We would encourage you to submit referees as usual along with your submissions for all Chambers USA sections outside of those nationwide tables noted above.
Does this mean we need to submit referees to the state sections that feed into the nationwide sections you’re no longer accepting them for?
- We would strongly encourage firms to upload both submissions and referee spreadsheets to state sections that inform these nationwide tables. We have always looked for firms to be performing well in key states when considering them for nationwide ranking - there are exceptions to this, for example if our practice area coverage didn’t extend to states where a firm is based, but usually we would need evidence of state rankings.
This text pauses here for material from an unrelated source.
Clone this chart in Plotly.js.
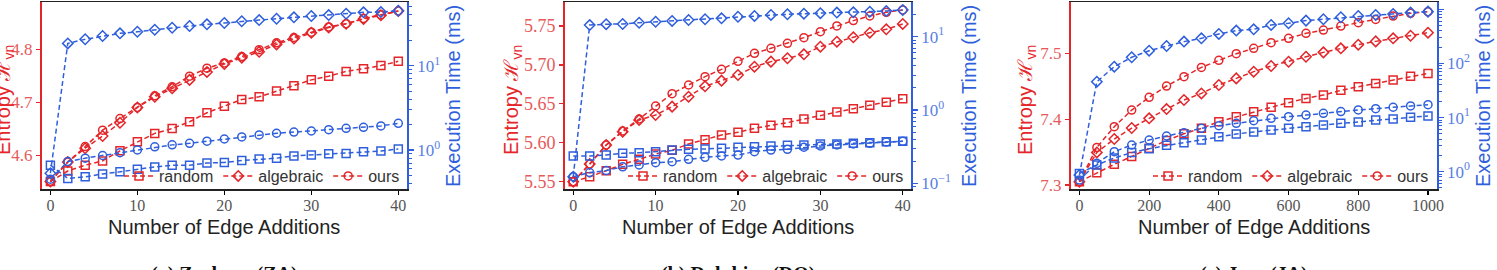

- Submitting to the corresponding state sections will give us access to more client commentary and should also continue to shore up the state rankings, which then feed into the nationwide ranking decisions. If necessary, it’s possible to just submit referee spreadsheets rather than submissions as well.
Do we need to still upload the written submissions to nationwide if you’re no longer accepting referees for that section?
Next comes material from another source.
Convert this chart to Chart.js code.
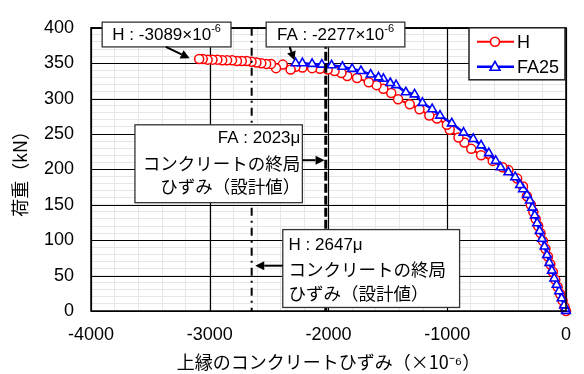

- Yes, we would definitely advise putting together a written submission specifically for nationwide. You can use the same submission template to this.
- This will give you the opportunity to highlight your strongest nationwide work in terms of both geographical scope and complexity. We appreciate that some of this will have already been included on the state submissions, and so replicating your best work on your nationwide submission is completely fine. There may also be new matters or updates that you are only in a position to provide by the time we get to the nationwide deadlines.